• Schmallenberg virus: a systematic international literature review (2011-2019) from an Irish perspective

      Collins, Áine B; Doherty, Michael L; Barrett, Damien J; Mee, John F; Teagasc Walsh Fellowship Programme (Biomed Central, 2019-10-09)
      In Autumn 2011, nonspecific clinical signs of pyrexia, diarrhoea, and drop in milk yield were observed in dairy cattle near the German town of Schmallenberg at the Dutch/German border. Targeted veterinary diagnostic investigations for classical endemic and emerging viruses could not identify a causal agent. Blood samples were collected from animals with clinical signs and subjected to metagenomic analysis; a novel orthobunyavirus was identified and named Schmallenberg virus (SBV).

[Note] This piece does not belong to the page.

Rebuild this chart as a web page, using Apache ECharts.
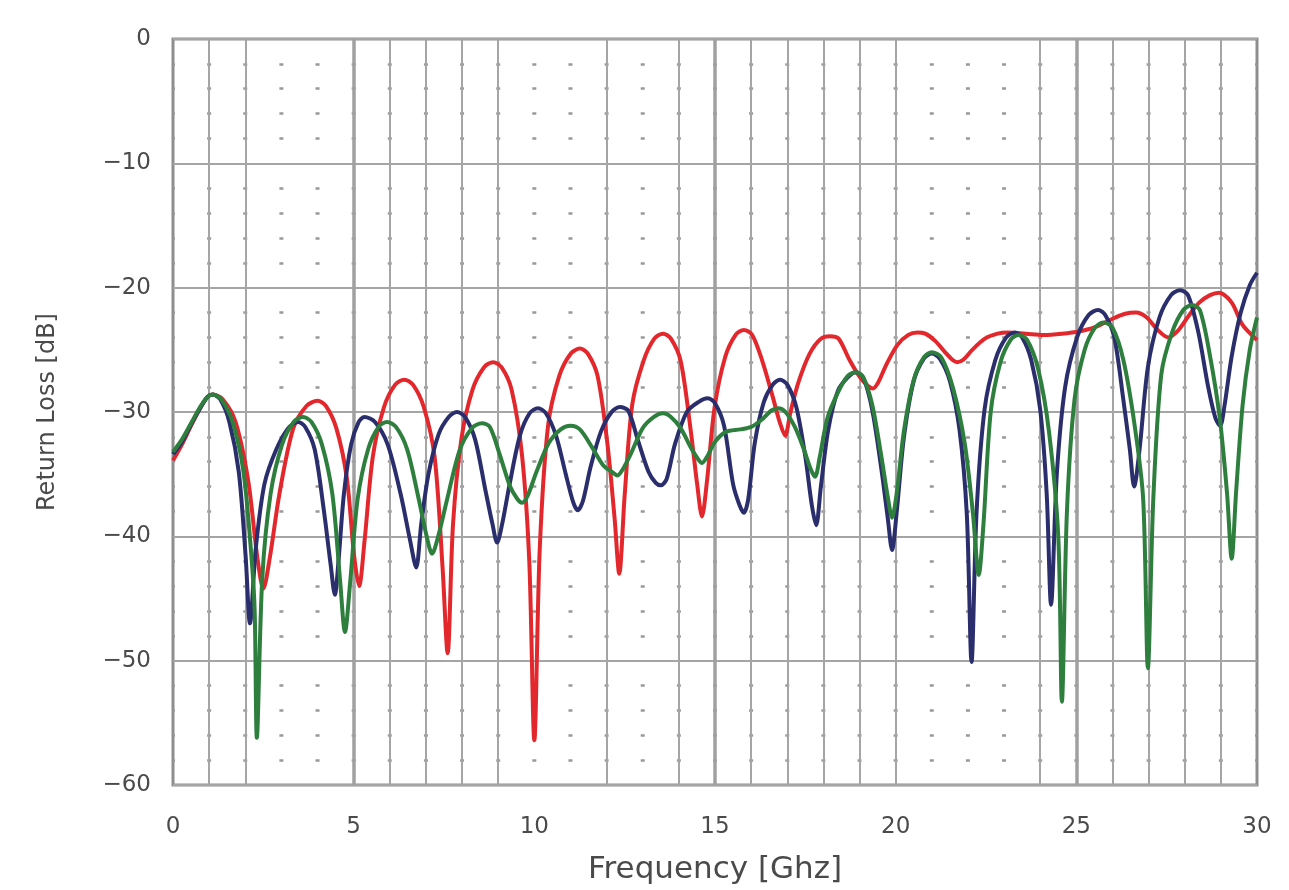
<!DOCTYPE html>
<html>
<head>
<meta charset="utf-8">
<script src="https://cdn.jsdelivr.net/npm/echarts@6/dist/echarts.min.js"></script>
<style>
html,body{margin:0;padding:0;background:#fff;}
#chart{width:1289px;height:890px;}
</style>
</head>
<body>
<div id="chart"></div>
<script>
// ---- data ----
const redFreq = [0,0.25,0.5,0.75,0.95,1.1,1.38,1.73,2.08,2.33,2.5,2.68,2.95,3.33,3.7,4.0,4.23,4.52,4.81,5.01,5.15,5.3,5.53,5.84,6.15,6.4,6.64,6.94,7.24,7.46,7.6,7.75,7.98,8.29,8.61,8.86,9.09,9.37,9.66,9.86,10.0,10.15,10.38,10.69,11.01,11.26,11.48,11.75,12.02,12.22,12.35,12.5,12.71,13.02,13.32,13.56,13.78,14.05,14.32,14.51,14.64,14.78,14.99,15.28,15.57,15.8,16.03,16.31,16.6,16.8,16.94,17.09,17.31,17.62,17.93,18.18,18.42,18.72,19.01,19.23,19.37,19.52,19.74,20.05,20.35,20.6,20.82,21.1,21.37,21.57,21.7,21.87,22.12,22.47,22.82,23.1,23.6,24.1,24.6,25.1,25.5,26.0,26.35,26.65,26.95,27.25,27.54,27.8,28.1,28.4,28.7,28.95,29.3,29.6,30.0];
const redLoss = [-33.9,-32.6,-31.1,-29.7,-28.8,-28.6,-29.0,-30.8,-35.5,-41.6,-44.2,-41.7,-36.5,-31.3,-29.5,-29.1,-29.5,-31.3,-35.3,-41.5,-44.0,-40.4,-33.6,-29.6,-27.8,-27.4,-27.8,-29.6,-33.6,-42.5,-49.4,-39.0,-32.2,-28.2,-26.4,-26.0,-26.4,-28.2,-33.5,-42.0,-56.4,-41.0,-31.1,-27.1,-25.3,-24.9,-25.3,-27.1,-32.5,-38.5,-43.0,-36.7,-29.4,-25.9,-24.1,-23.7,-24.1,-25.9,-31.3,-35.9,-38.4,-35.5,-29.6,-25.6,-23.8,-23.4,-23.8,-25.9,-28.8,-30.9,-31.9,-30.0,-27.6,-25.3,-24.1,-23.9,-24.1,-25.8,-27.2,-27.9,-28.1,-27.6,-26.2,-24.6,-23.8,-23.6,-23.7,-24.3,-25.2,-25.8,-26.0,-25.8,-25.0,-24.1,-23.7,-23.6,-23.7,-23.8,-23.7,-23.5,-23.2,-22.5,-22.1,-22.0,-22.4,-23.4,-24.0,-23.5,-22.3,-21.2,-20.6,-20.4,-21.2,-23.0,-24.2];

const navyFreq = [0,0.25,0.5,0.75,0.95,1.1,1.31,1.56,1.82,2.01,2.13,2.29,2.53,2.86,3.19,3.46,3.66,3.92,4.17,4.36,4.48,4.58,4.73,4.93,5.14,5.3,5.59,5.94,6.3,6.56,6.73,6.87,7.07,7.35,7.63,7.86,8.08,8.36,8.64,8.84,8.97,9.11,9.31,9.6,9.87,10.1,10.32,10.6,10.87,11.07,11.2,11.34,11.55,11.84,12.14,12.37,12.6,12.87,13.16,13.36,13.5,13.66,13.89,14.22,14.54,14.8,15.0,15.25,15.5,15.68,15.8,15.92,16.1,16.35,16.6,16.8,17.0,17.25,17.5,17.68,17.8,17.93,18.13,18.4,18.68,18.9,19.1,19.35,19.6,19.78,19.9,20.03,20.23,20.5,20.78,21.0,21.22,21.5,21.77,21.97,22.1,22.24,22.46,22.76,23.06,23.3,23.5,23.75,24.0,24.18,24.3,24.46,24.69,25.02,25.34,25.6,25.8,26.05,26.3,26.48,26.6,26.75,26.98,27.3,27.62,27.87,28.09,28.37,28.65,28.85,28.98,29.1,29.3,29.55,29.8,30.0];
const navyLoss = [-33.4,-32.4,-31.0,-29.7,-28.8,-28.6,-29.0,-30.8,-34.8,-41.6,-47.0,-41.0,-35.8,-33.0,-31.3,-30.8,-31.2,-33.0,-37.8,-42.2,-44.7,-42.0,-36.6,-32.6,-30.8,-30.4,-30.8,-32.6,-36.6,-40.3,-42.5,-39.0,-35.0,-31.8,-30.4,-30.0,-30.4,-32.2,-36.2,-39.0,-40.5,-39.0,-35.9,-31.9,-30.1,-29.7,-30.1,-31.9,-35.0,-37.2,-37.9,-37.2,-34.5,-31.6,-30.0,-29.6,-29.9,-32.3,-34.8,-35.7,-35.9,-35.4,-32.6,-30.0,-29.2,-28.9,-29.3,-31.1,-35.8,-37.5,-38.1,-37.0,-32.5,-29.2,-27.8,-27.4,-27.8,-29.6,-33.6,-37.5,-39.1,-36.0,-31.5,-28.3,-27.2,-26.8,-27.2,-29.8,-34.5,-38.5,-41.1,-38.0,-32.0,-27.5,-25.7,-25.3,-25.7,-27.5,-31.5,-38.3,-50.1,-38.0,-29.8,-25.8,-24.0,-23.6,-24.0,-25.8,-29.8,-36.6,-45.5,-35.0,-28.0,-24.0,-22.2,-21.8,-22.2,-24.0,-29.0,-33.0,-36.0,-33.0,-26.4,-22.4,-20.6,-20.2,-20.6,-23.5,-28.0,-30.5,-31.1,-29.5,-25.5,-22.0,-19.8,-18.8];

const greenFreq = [0,0.25,0.5,0.75,0.95,1.1,1.34,1.65,1.95,2.17,2.26,2.32,2.47,2.7,3.02,3.34,3.6,3.83,4.12,4.41,4.62,4.76,4.9,5.11,5.4,5.69,5.92,6.17,6.48,6.8,7.02,7.17,7.34,7.58,7.93,8.27,8.55,8.77,9.05,9.33,9.53,9.66,9.82,10.06,10.4,10.73,11.0,11.26,11.59,11.91,12.14,12.3,12.45,12.68,13.0,13.31,13.56,13.78,14.05,14.32,14.51,14.64,14.8,15.0,15.3,15.7,16.0,16.3,16.55,16.75,16.95,17.21,17.46,17.65,17.77,17.9,18.11,18.39,18.67,18.9,19.1,19.35,19.6,19.78,19.9,20.03,20.23,20.5,20.78,21.0,21.26,21.58,21.91,22.14,22.3,22.43,22.63,22.9,23.18,23.4,23.64,23.94,24.24,24.5,24.6,24.74,24.95,25.23,25.52,25.75,26.0,26.3,26.61,26.85,26.98,27.13,27.35,27.65,27.96,28.2,28.42,28.7,28.97,29.17,29.3,29.42,29.6,29.8,30.0];
const greenLoss = [-33.2,-32.2,-30.9,-29.6,-28.8,-28.6,-29.0,-30.8,-34.8,-41.6,-46.0,-56.2,-43.4,-36.6,-32.6,-30.8,-30.4,-30.8,-32.6,-36.6,-43.4,-47.7,-43.8,-37.0,-33.0,-31.2,-30.8,-31.2,-33.0,-37.0,-40.0,-41.4,-40.0,-37.1,-33.1,-31.3,-30.9,-31.2,-33.5,-36.0,-37.0,-37.3,-36.7,-34.8,-32.5,-31.4,-31.1,-31.4,-32.8,-34.3,-34.8,-35.1,-34.6,-33.3,-31.3,-30.4,-30.1,-30.4,-31.3,-32.8,-33.7,-34.1,-33.5,-32.4,-31.6,-31.4,-31.2,-30.6,-29.9,-29.7,-30.0,-31.2,-33.0,-34.6,-35.2,-33.6,-30.5,-28.5,-27.1,-26.8,-27.2,-29.4,-33.5,-36.8,-38.5,-36.5,-31.5,-27.4,-25.6,-25.2,-25.6,-28.0,-32.5,-38.2,-43.1,-39.0,-30.0,-26.0,-24.2,-23.8,-24.2,-26.5,-31.5,-40.0,-53.3,-38.0,-29.0,-25.0,-23.2,-22.8,-23.2,-25.8,-31.0,-37.0,-50.6,-37.0,-27.0,-23.6,-21.8,-21.4,-21.8,-25.5,-30.5,-36.5,-41.8,-36.5,-29.5,-25.0,-22.4];

// frequencies (GHz) where the reference shows a solid vertical grid line
const solidGridFreq = [1,2,6,7,8,9,12,14,16,17,18,19,20,24,26,27,28,29];
const majorGridFreq = [5,15,25];

const xAxisName = 'Frequency [Ghz]';
const yAxisName = 'Return Loss [dB]';

function zip(f, v){ return f.map((x,i)=>[x, v[i]]); }

const chart = echarts.init(document.getElementById('chart'), null, {renderer:'canvas'});
const gridGray = '#a5a5a5';
const textColor = '#4a4a4a';
const font = 'DejaVu Sans';

const option = {
  animation: false,
  backgroundColor: '#ffffff',
  grid: {left:173, right:32, top:39, bottom:105, show:true, borderColor:'#8e8e8e', borderWidth:3, backgroundColor:'transparent'},
  xAxis: {
    type:'value', min:0, max:30, interval:5,
    name: xAxisName, nameLocation:'middle', nameGap:69,
    nameTextStyle:{fontFamily:font, fontSize:31, color:textColor},
    axisLine:{show:false}, axisTick:{show:false},
    axisLabel:{margin:31, fontFamily:font, fontSize:23, color:textColor},
    splitLine:{show:false}
  },
  yAxis: {
    type:'value', min:-60, max:0, interval:10,
    name: yAxisName, nameLocation:'middle', nameGap:113,
    nameTextStyle:{fontFamily:font, fontSize:24, color:textColor},
    axisLine:{show:false}, axisTick:{show:false},
    axisLabel:{margin:22, fontFamily:font, fontSize:23, color:textColor,
      formatter: v => String(v).replace('-', '\u2212')},
    splitLine:{show:true, lineStyle:{color:gridGray, width:2}},
    minorTick:{show:false, splitNumber:5},
    minorSplitLine:{show:true, lineStyle:{color:'#999999', width:2.5, type:[4, 32.133], dashOffset:2}}
  },
  series: [
    {
      type:'line', name:'grid', data:[], silent:true, z:1,
      markLine:{
        silent:true, symbol:['none','none'], z:1, animation:false,
        label:{show:false}, emphasis:{disabled:true},
        data: solidGridFreq.map(f=>({xAxis:f, lineStyle:{color:gridGray, width:2, type:'solid'}}))
          .concat(majorGridFreq.map(f=>({xAxis:f, lineStyle:{color:'#a0a0a0', width:3.5, type:'solid'}})))
      }
    },
    {type:'line', name:'red', data:zip(redFreq, redLoss), showSymbol:false, smooth:0.3, z:3,
      lineStyle:{color:'#e2282c', width:4}},
    {type:'line', name:'navy', data:zip(navyFreq, navyLoss), showSymbol:false, smooth:0.3, z:4,
      lineStyle:{color:'#2a2e6c', width:4}},
    {type:'line', name:'green', data:zip(greenFreq, greenLoss), showSymbol:false, smooth:0.3, z:5,
      lineStyle:{color:'#2e7f3e', width:4}}
  ]
};
chart.setOption(option);
</script>
</body>
</html>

In late 2011/early 2012, an epidemic of abortions and congenital malformations in calves, lambs and goat kids, characterised by arthrogryposis and hydranencephaly were reported in continental Europe. Subsequently, SBV RNA was confirmed in both aborted and congenitally malformed foetuses and also in Culicoides species biting midges. It soon became evident that SBV was an arthropod-borne teratogenic virus affecting domestic ruminants. SBV rapidly achieved a pan-European distribution with most countries confirming SBV infection within a year or two of the initial emergence. The first Irish case of SBV was confirmed in the south of the country in late 2012 in a bovine foetus. Since SBV was first identified in 2011, a considerable body of scientific research has been conducted internationally describing this novel emerging virus. The aim of this systematic review is to provide a comprehensive synopsis of the most up-to-date scientific literature regarding the origin of SBV and the spread of the Schmallenberg epidemic, in addition to describing the species affected, clinical signs, pathogenesis, transmission, risk factors, impact, diagnostics, surveillance methods and control measures. This review also highlights current knowledge gaps in the scientific literature regarding SBV, most notably the requirement for further research to determine if, and to what extent, SBV circulation occurred in Europe and internationally during 2017 and 2018. Moreover, recommendations are also made regarding future arbovirus surveillance in Europe, specifically the establishment of a European-wide sentinel herd surveillance program, which incorporates bovine serology and Culicoides entomology and virology studies, at national and international level to monitor for the emergence and re-emergence of arboviruses such as SBV, bluetongue virus and other novel Culicoides-borne arboviruses.